● **WHAT IS EXPECTED**: Gather up every line from the entries below that uses the word "this".

(Charts and diagrams as code)
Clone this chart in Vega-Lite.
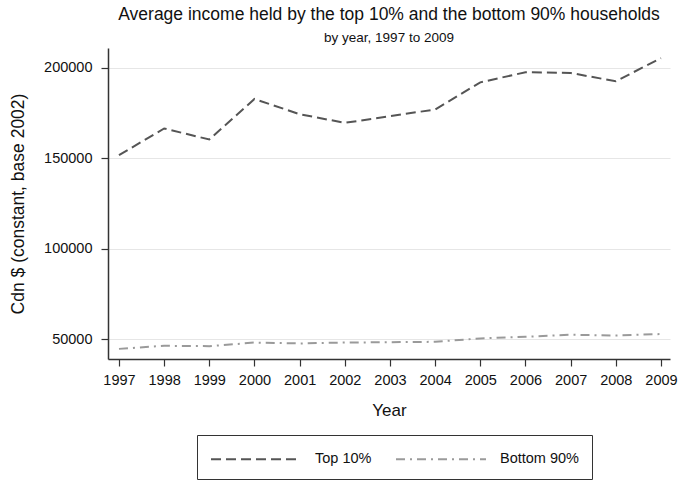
{
  "$schema": "https://vega.github.io/schema/vega-lite/v6.json",
  "width": 562,
  "height": 311,
  "autosize": {"type": "none"},
  "padding": {"left": 108, "top": 48, "right": 8, "bottom": 122},
  "background": "white",
  "title": {
    "text": "Average income held by the top 10% and the bottom 90% households",
    "subtitle": "by year, 1997 to 2009",
    "anchor": "middle",
    "font": "Liberation Sans",
    "fontSize": 17.5,
    "fontWeight": "normal",
    "color": "#111",
    "subtitleFont": "Liberation Sans",
    "subtitleFontSize": 13.5,
    "subtitleColor": "#111",
    "subtitlePadding": 7,
    "offset": 4
  },
  "config": {
    "view": {"stroke": null},
    "font": "Liberation Sans"
  },
  "data": {
    "values": [
      {"year": 1997, "group": "Top 10%", "income": 151700},
      {"year": 1998, "group": "Top 10%", "income": 166500},
      {"year": 1999, "group": "Top 10%", "income": 160400},
      {"year": 2000, "group": "Top 10%", "income": 182800},
      {"year": 2001, "group": "Top 10%", "income": 174400},
      {"year": 2002, "group": "Top 10%", "income": 169600},
      {"year": 2003, "group": "Top 10%", "income": 173300},
      {"year": 2004, "group": "Top 10%", "income": 177000},
      {"year": 2005, "group": "Top 10%", "income": 192000},
      {"year": 2006, "group": "Top 10%", "income": 197600},
      {"year": 2007, "group": "Top 10%", "income": 197200},
      {"year": 2008, "group": "Top 10%", "income": 192600},
      {"year": 2009, "group": "Top 10%", "income": 205400},
      {"year": 1997, "group": "Bottom 90%", "income": 44600},
      {"year": 1998, "group": "Bottom 90%", "income": 46300},
      {"year": 1999, "group": "Bottom 90%", "income": 46100},
      {"year": 2000, "group": "Bottom 90%", "income": 48100},
      {"year": 2001, "group": "Bottom 90%", "income": 47600},
      {"year": 2002, "group": "Bottom 90%", "income": 48100},
      {"year": 2003, "group": "Bottom 90%", "income": 48300},
      {"year": 2004, "group": "Bottom 90%", "income": 48500},
      {"year": 2005, "group": "Bottom 90%", "income": 50400},
      {"year": 2006, "group": "Bottom 90%", "income": 51300},
      {"year": 2007, "group": "Bottom 90%", "income": 52400},
      {"year": 2008, "group": "Bottom 90%", "income": 52000},
      {"year": 2009, "group": "Bottom 90%", "income": 52800}
    ]
  },
  "mark": {"type": "line", "strokeWidth": 2},
  "encoding": {
    "x": {
      "field": "year",
      "type": "quantitative",
      "title": "Year",
      "scale": {"domain": [1996.757, 2009.2], "nice": false, "zero": false},
      "axis": {
        "values": [1997, 1998, 1999, 2000, 2001, 2002, 2003, 2004, 2005, 2006, 2007, 2008, 2009],
        "format": "d",
        "grid": false,
        "domainColor": "#333",
        "domainWidth": 1.5,
        "tickColor": "#333",
        "tickSize": 7,
        "tickWidth": 1.2,
        "labelFontSize": 14.5,
        "labelColor": "#111",
        "labelPadding": 7,
        "titleFontSize": 17,
        "titleFontWeight": "normal",
        "titleColor": "#111",
        "titlePadding": 16
      }
    },
    "y": {
      "field": "income",
      "type": "quantitative",
      "title": "Cdn $ (constant, base 2002)",
      "scale": {"domain": [39000, 211000], "nice": false, "zero": false},
      "axis": {
        "values": [50000, 100000, 150000, 200000],
        "format": "d",
        "grid": true,
        "gridColor": "#e6e6e6",
        "gridWidth": 1.2,
        "domainColor": "#333",
        "domainWidth": 1.5,
        "tickColor": "#333",
        "tickSize": 7,
        "tickWidth": 1.2,
        "labelFontSize": 14.5,
        "labelColor": "#111",
        "labelPadding": 9,
        "titleFontSize": 17.5,
        "titleFontWeight": "normal",
        "titleColor": "#111",
        "titlePadding": 16
      }
    },
    "color": {
      "field": "group",
      "type": "nominal",
      "scale": {"domain": ["Top 10%", "Bottom 90%"], "range": ["#555555", "#9a9a9a"]},
      "legend": {
        "title": null,
        "orient": "none",
        "legendX": 89,
        "legendY": 387,
        "direction": "horizontal",
        "columns": 2,
        "symbolType": "M-4.5,0H4.5",
        "symbolSize": 400,
        "symbolOffset": 35,
        "symbolStrokeWidth": 2,
        "labelFontSize": 14.5,
        "labelColor": "#111",
        "labelOffset": 48,
        "columnPadding": 20,
        "padding": 13,
        "strokeColor": "#333",
        "fillColor": "white"
      }
    },
    "strokeDash": {
      "field": "group",
      "type": "nominal",
      "scale": {"domain": ["Top 10%", "Bottom 90%"], "range": [[10, 5], [9, 5, 2, 5]]},
      "legend": {
        "title": null,
        "orient": "none",
        "legendX": 89,
        "legendY": 387,
        "direction": "horizontal",
        "columns": 2,
        "symbolType": "M-4.5,0H4.5",
        "symbolSize": 400,
        "symbolOffset": 35,
        "symbolStrokeWidth": 2,
        "labelFontSize": 14.5,
        "labelColor": "#111",
        "labelOffset": 48,
        "columnPadding": 20,
        "padding": 13,
        "strokeColor": "#333",
        "fillColor": "white"
      }
    }
  }
}
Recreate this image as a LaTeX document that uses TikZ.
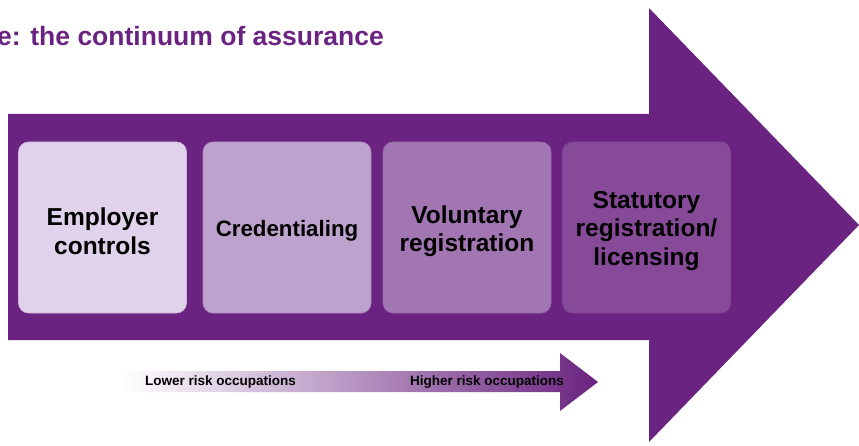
\documentclass[tikz,border=0pt]{standalone}
\usepackage{fontspec}
\setmainfont{Liberation Sans}
\definecolor{DarkPurple}{rgb}{0.416,0.137,0.502}
\definecolor{BoxA}{rgb}{0.875,0.824,0.918}
\definecolor{BoxB}{rgb}{0.741,0.635,0.804}
\definecolor{BoxC}{rgb}{0.631,0.463,0.698}
\definecolor{BoxD}{rgb}{0.529,0.290,0.600}

\begin{document}
\begin{tikzpicture}[x=1pt,y=-1pt,
  stage/.style={rounded corners=10pt,minimum width=168pt,minimum height=171pt,
    inner sep=0pt,line width=.6pt},
  stagetext/.style={inner sep=0pt,align=center,text=black,yshift=-3.5pt,
    font=\bfseries\fontsize{24.5}{28.5}\selectfont},
  risk/.style={inner sep=0pt,text=black,font=\bfseries\fontsize{13.5}{16}\selectfont}]
\def\boxy{227.5}
\useasboundingbox (0,0) rectangle (859,446);

% big arrow
\coordinate (tail top) at (8,114);
\coordinate (tail bot) at (8,340);
\coordinate (neck top) at (649,114);
\coordinate (neck bot) at (649,340);
\coordinate (head top) at (649,8);
\coordinate (head bot) at (649,442);
\coordinate (tip) at (859,225);
\fill[DarkPurple] (tail top) -- (neck top) -- (head top) -- (tip) -- (head bot)
  -- (neck bot) -- (tail bot) -- cycle;

\node[anchor=base east,inner sep=0pt,text=DarkPurple,
  font=\bfseries\fontsize{26.5}{30}\selectfont] (title) at (384,46)
  {e: the continuum of assurance};

\node[stage,fill=BoxA,draw=BoxA!85!DarkPurple,
  label={[stagetext]center:{Employer\\controls}}] (employer) at (102.5,\boxy) {};
\node[stage,fill=BoxB,draw=BoxB!85!DarkPurple,
  label={[stagetext,font=\bfseries\fontsize{22.3}{27}\selectfont]center:Credentialing}] (cred) at (287,\boxy) {};
\node[stage,fill=BoxC,draw=BoxC!85!DarkPurple,
  label={[stagetext]center:{Voluntary\\registration}}] (vol) at (467,\boxy) {};
\node[stage,fill=BoxD,draw=BoxD!85!DarkPurple,
  label={[stagetext]center:{Statutory\\registration/\\licensing}}] (stat) at (646.5,\boxy) {};

% small arrow, lower to higher risk
\coordinate (low top) at (122,371);
\coordinate (low bot) at (122,392);
\shade[left color=white,right color=DarkPurple] (low top) -- (560,371) -- (560,353)
  -- (598,382) -- (560,411) -- (560,392) -- (low bot) -- cycle;

\node[risk,anchor=base west] (lower) at (145,385.5) {Lower risk occupations};
\node[risk,anchor=base west] (higher) at (410,385.5) {Higher risk occupations};
\end{tikzpicture}
\end{document}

● **REPLY**:
Clone this chart in Vega-Lite.
Recreate this image as a LaTeX document that uses TikZ.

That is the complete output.